Negation handling

f.villarroelordenes · August 13, 2013, 12:36pm

Hello,

I am a new user in Knime and I am working on a sentiment analysis project. I am doing text categorization by using a sentiment (positive/negative) dictionary, BoW, and then TF-IDF. I would like to know how I can handle negation issues (not good, didnt like, etc). Which nodes would be useful to account for negation issues when counting the frequencies of terms (n-grams)?. I have seen that by using parse trees this it is possible to sove this issues, but not sure how to do it in Knime. Please any guideline would be very useful.

Thanks!,

Francisco

kilian.thiel · August 13, 2013, 1:54pm

Hi Francisco,

so far there is not deep parsing provided by the Textprocesing plugin. With the Wildcard Tagger node it is possible to tag terms based on regular expressions. Negations, matching these expressions can be found and tagged with a certain tag, which can be filtered or counted later on.

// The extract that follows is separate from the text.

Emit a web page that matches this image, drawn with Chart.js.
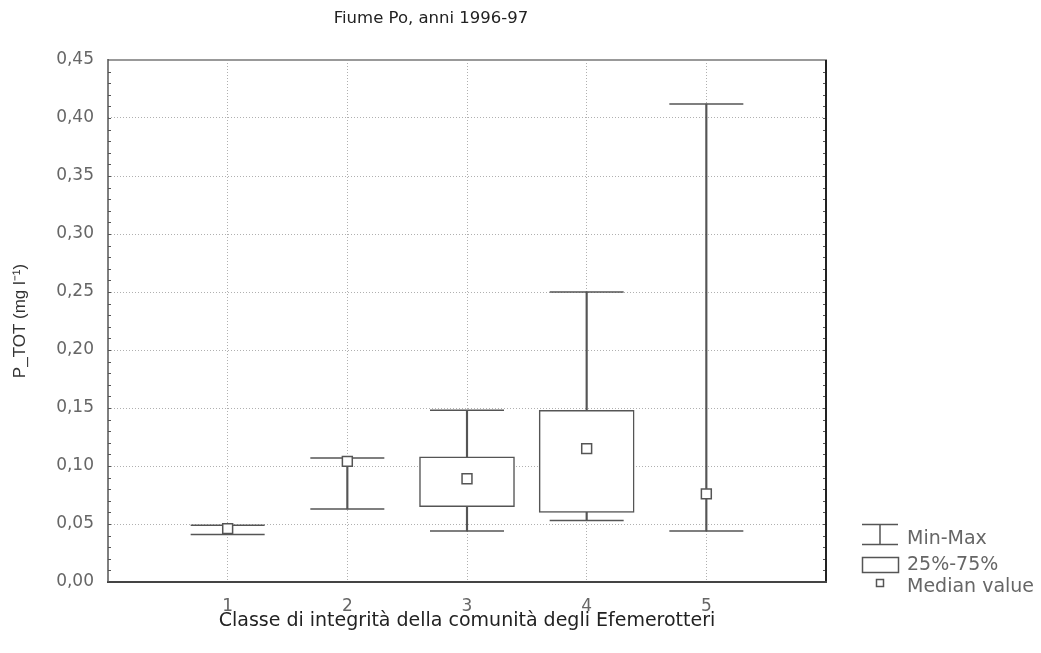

To count frequencies of terms the TF node is the right node. In the dialog you can specify relative or absolute frequencies to count. The N-Gram node can be used to find ngrams and count their frequencies.

Cheers, Kilian

f.villarroelordenes · August 13, 2013, 2:40pm

Thanks Killian. I will try with the Wildcard then. Is it any way to integrate something like Stanfornd Parser (You already have the stanford Tagger node), this will help me to detect wor dependencies associated with negation?.

Best!,

Fco

kilian.thiel · August 13, 2013, 7:23pm

So far it is not planned in the near future (next few months) to integrate deep parsing. But of course it is possible to write your own node and use the Stanford lib internally. If you are interested in writing a tagger node i can give you some tipps if you want.

f.villarroelordenes · August 14, 2013, 10:51am

Hi Killian yes that would be great I am very interested. You can give us some tips and I can start trying and see how far I get.

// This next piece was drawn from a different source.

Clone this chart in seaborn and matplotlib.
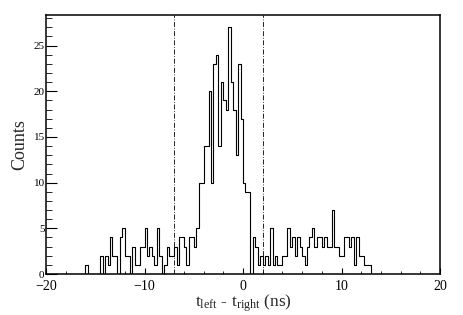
import numpy as np
import pandas as pd
import matplotlib
matplotlib.use("Agg")
import matplotlib.pyplot as plt
import seaborn as sns
from matplotlib.ticker import MultipleLocator

# ---- data ----
bin_width = 0.25
first_edge = -16.0
counts_left = [1, 0, 0, 0, 0, 0, 2, 0, 2, 1, 4, 2, 2, 0, 4, 5, 2, 2, 0, 3,
               1, 1, 3, 3, 5, 2, 3, 2, 1, 5, 2, 0, 1, 3, 2, 2, 3, 1, 4, 4,
               3, 1, 4, 4, 3, 5]
counts_peak = [10, 10, 14, 14, 20, 10, 23, 24, 14, 21, 19, 18, 27, 21, 18, 13,
               23, 17, 10, 9, 9, 0]
counts_right = [4, 3, 1, 2, 1, 2, 1, 5, 1, 2, 1, 1, 2, 2, 5, 3, 4, 2, 4, 3,
                2, 1, 3, 4, 5, 3, 4, 4, 3, 4, 3, 3, 7, 3, 3, 2, 2, 4, 4, 3,
                4, 1, 4, 2, 2, 1, 1, 1]
cut_lines = [-7.0, 2.0]
x_range = (-20, 20)
xlabel = r"t$_{\rm left}$ - t$_{\rm right}$ (ns)"
ylabel = "Counts"

counts = counts_left + counts_peak + counts_right
n = len(counts)
centers = first_edge + bin_width * (np.arange(n) + 0.5)
df = pd.DataFrame({"dt": centers, "n": counts})

# ---- style ----
sns.set_style("white")
plt.rcParams["font.family"] = ["Liberation Serif", "DejaVu Serif"]
plt.rcParams["mathtext.fontset"] = "custom"
plt.rcParams["mathtext.rm"] = "Liberation Serif"
plt.rcParams["mathtext.it"] = "Liberation Serif:italic"

fig = plt.figure(figsize=(4.63, 3.15), dpi=100)
ax = fig.add_axes([46 / 463, 1 - 274 / 315, (440 - 46) / 463, (274 - 15) / 315])

sns.histplot(data=df, x="dt", weights="n", binwidth=bin_width,
             binrange=x_range, element="step",
             fill=False, color="black", linewidth=0.8, ax=ax)

for c in cut_lines:
    ax.axvline(c, color="black", linestyle="-.", linewidth=0.6,
               dashes=(6, 2, 1, 2))

ax.set_xlim(*x_range)
ax.set_ylim(0, 28.35)
ax.xaxis.set_major_locator(MultipleLocator(10))
ax.xaxis.set_minor_locator(MultipleLocator(2))
ax.yaxis.set_major_locator(MultipleLocator(5))
ax.yaxis.set_minor_locator(MultipleLocator(1))
ax.tick_params(axis="x", which="major", direction="in", length=4, width=0.8,
               labelsize=10, pad=4.5, top=False)
ax.tick_params(axis="x", which="minor", direction="in", length=2.5, width=0.6,
               top=False)
ax.tick_params(axis="y", which="major", direction="in", length=8, width=0.8,
               labelsize=8, pad=1, right=False)
ax.tick_params(axis="y", which="minor", direction="in", length=4.5, width=0.6,
               right=False)
ax.tick_params(which="both", bottom=True, left=True, colors="black")

for s in ax.spines.values():
    s.set_visible(True)
    s.set_color("black")
    s.set_linewidth(1.1)

ax.set_xlabel(xlabel, fontsize=12.5, labelpad=-0.7)
ax.set_ylabel(ylabel, fontsize=13, labelpad=4)

fig.savefig("out.png", dpi=100)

Also I wanted to ask you a simplier question. We are ussing the Dictinary tagger for tagging positive and negative words, however within the dictionary node there is no a TAG value and type for positive or negative. So till now I am just ussing tag Values that pre exist. Is it any way to create a tag type and value like sentiment; positive and negative?.

Thanks for your help!

kilian.thiel · August 14, 2013, 12:02pm

There exists an TagSet extension point, that allows for implementing and integrating your own tag sets. However, you have to write some Java code to do that but it is possible to create your onw tag sets.

For the positive, negative tagging a quick and easy way would be to use two arbitrary tag values and filter / count them later on with the corresponding filter node.

I will write a small tutorial about, how to integrate your own tag set and your own tagger nodé in the next days and publish it on the Textprocessing site.

f.villarroelordenes · August 14, 2013, 12:12pm

Thanks a lot Kilian, this will be really helpful for our project. looking forward.

Best,

Francisco

kilian.thiel · August 19, 2013, 9:45am

Hi Francisco,

here is a tutorial about how to create and integrate a custom tag set:

http://tech.knime.org/for-developers-integration-of-custom-tag-sets

The next tutorial, about how to integrate a custom tagger node will follow.

Cheers, Kilian

f.villarroelordenes · August 20, 2013, 10:22pm

Thanks a lot Killian, I will see if I can manage. Looking forward for the next tutorial :).

Best,

Fco

kilian.thiel · September 23, 2013, 11:48am

Hi Francisco,

the tagger tutorial is online now: http://tech.knime.org/for-developers-integration-of-custom-tagger

It took a little bit longer to write it, sorry.

Cheers, Kilian

system · June 2, 2023, 9:50pm

This topic was automatically closed 90 days after the last reply. New replies are no longer allowed.